Thoroughly satisfying portrayal
And the Met’s current revival features singers who tackle their roles fearlessly and with great success. At the center is Christine Goerke, the eponymous anti-heroine, Turandot, who repeats her blazing performance of 2019 with even more security, rich tone and insight. She’s a stunning Turandot with a big and warm voice. She hurls B flats, B naturals and high Cs into the house with power and thrust and apparently no effort. She also manages to portray the ice princess’s morphing into a real, feeling person brilliantly in the opera’s final scene by darkening her low notes with trembling and fear. At the risk of starting a controversy, I’d have to put her Turandot on a par with Nilsson’s: when I recall the Turandots who have graced this production – Eva Marton, Gwyneth Jones, Jane Eaglan, Nina Stemme – they all come up short. Goerke’s is a thoroughly satisfying portrayal.
Tenor Yusef Eyvazov is fast becoming a Met favorite. He holds nothing back as Calaf, sings with passion and attention to the words, and if he is not really much of an actor, he at least never looks lost. The voice is a good size and has plenty of “ping”; he only gets into trouble when he pushes loud high notes and they whiten and fray. His “Nessun dorma” earned a well-deserved ovation. The lovely Michelle Bradley substituted for an indisposed Gabriella Reyes and she had the requisite floating B flats that make this sweet character so special in addition to what seemed like endless breath for Liu’s long lines. She surprised with true power in her final act aria. A deeply moving reading. Bass James Morris, now in his 51st year at the Met, sang Timur, Calaf’s father, with nobility and feeling, if not great vocal sheen; his sad exit left the house hushed.

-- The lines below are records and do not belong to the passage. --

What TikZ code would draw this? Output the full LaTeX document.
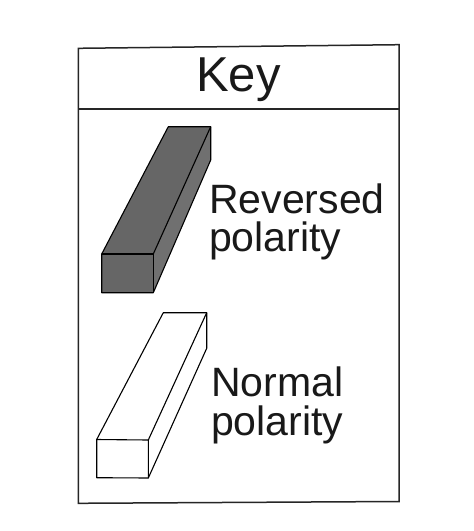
\documentclass[tikz,border=0pt]{standalone}
\usepackage{fontspec}
\setmainfont{Liberation Sans}
\begin{document}
\begin{tikzpicture}[x=1pt,y=-1pt,
  frame/.style={draw=black!85,line width=1.5pt,line join=miter},
  bar/.style={draw=black,line width=1.1pt,line join=round},
  lbl/.style={anchor=base west,inner sep=0pt,text=black!90,font=\fontsize{41}{38}\selectfont},
  title/.style={anchor=base,inner sep=0pt,text=black!90,font=\fontsize{49}{49}\selectfont}]
\path[fill=white,use as bounding box] (0,0) rectangle (474,531);
% frame
\coordinate (tl) at (78.3,48.3);
\coordinate (tr) at (399,44.7);
\coordinate (br) at (399,501.5);
\coordinate (bl) at (78.3,503.3);
\coordinate (sl) at (78.3,109);
\coordinate (sr) at (399,109);
\draw[frame] (tl) -- (tr) -- (br) -- (bl) -- cycle;
\draw[frame] (sl) -- (sr);
\node[title] (key) at (238.5,91) {Key};
% reversed bar (dark)
\coordinate (a1) at (101.7,254);
\coordinate (a2) at (153.3,254);
\coordinate (a3) at (153.3,292.7);
\coordinate (a4) at (101.7,292.7);
\coordinate (a5) at (168.3,126.7);
\coordinate (a6) at (210.7,126.7);
\coordinate (a7) at (210.7,160);
\fill[black!60] (a1) -- (a5) -- (a6) -- (a2) -- cycle;
\fill[black!56] (a2) -- (a6) -- (a7) -- (a3) -- cycle;
\fill[black!60] (a1) -- (a2) -- (a3) -- (a4) -- cycle;
\draw[bar] (a1) -- (a5) -- (a6) -- (a7) -- (a3) -- (a4) -- cycle;
\draw[bar] (a1) -- (a2) -- (a3);
\draw[bar] (a2) -- (a6);
\node[lbl] (rev1) at (209,213) {Reversed};
\node[lbl] (rev2) at (209,251) {polarity};
% normal bar (white)
\coordinate (b1) at (96.7,439.5);
\coordinate (b2) at (148.3,440);
\coordinate (b3) at (148.3,478);
\coordinate (b4) at (96.7,477.7);
\coordinate (b5) at (163.3,312.7);
\coordinate (b6) at (206.7,312.7);
\coordinate (b7) at (206.7,348.3);
\fill[white] (b1) -- (b5) -- (b6) -- (b7) -- (b3) -- (b4) -- cycle;
\draw[bar] (b1) -- (b5) -- (b6) -- (b7) -- (b3) -- (b4) -- cycle;
\draw[bar] (b1) -- (b2) -- (b3);
\draw[bar] (b2) -- (b6);
\node[lbl] (nor1) at (211,396.7) {Normal};
\node[lbl] (nor2) at (211,435) {polarity};
\end{tikzpicture}
\end{document}
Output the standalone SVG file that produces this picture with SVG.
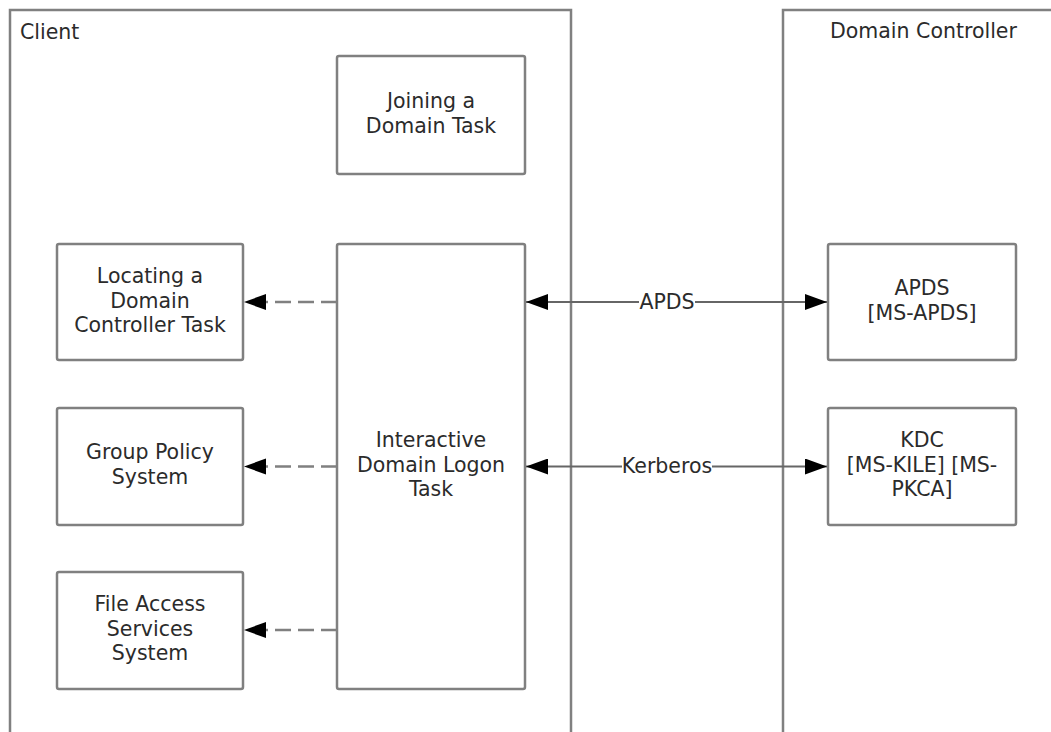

Alex Lavrov, Tony Stevenson and Eric Ferring make a colorful and snidely sentimental/pragmatic Ping, Pang and Pong, characters whose stereotypical Chinoiserie will clearly have to be re-thought by future directors. The bowing, scraping and fan-twirling somehow doesn’t sit well anymore. Carlo Bosi sings the character tenor role of Emperor Altoum with more voice than most. Kevin Short‘s Mandarin was commanding.
Marco Armiliato led the gargantuan forces with power, and when required, tenderness, bringing out the exoticisms in Puccini’s score. The final duet, which includes Turandot’s “Il primo pianto” was properly engrossing.
This “Turandot” remains a grand spectacle, worthy of the opera itself, and the cast rightly earns the wild ovation it received.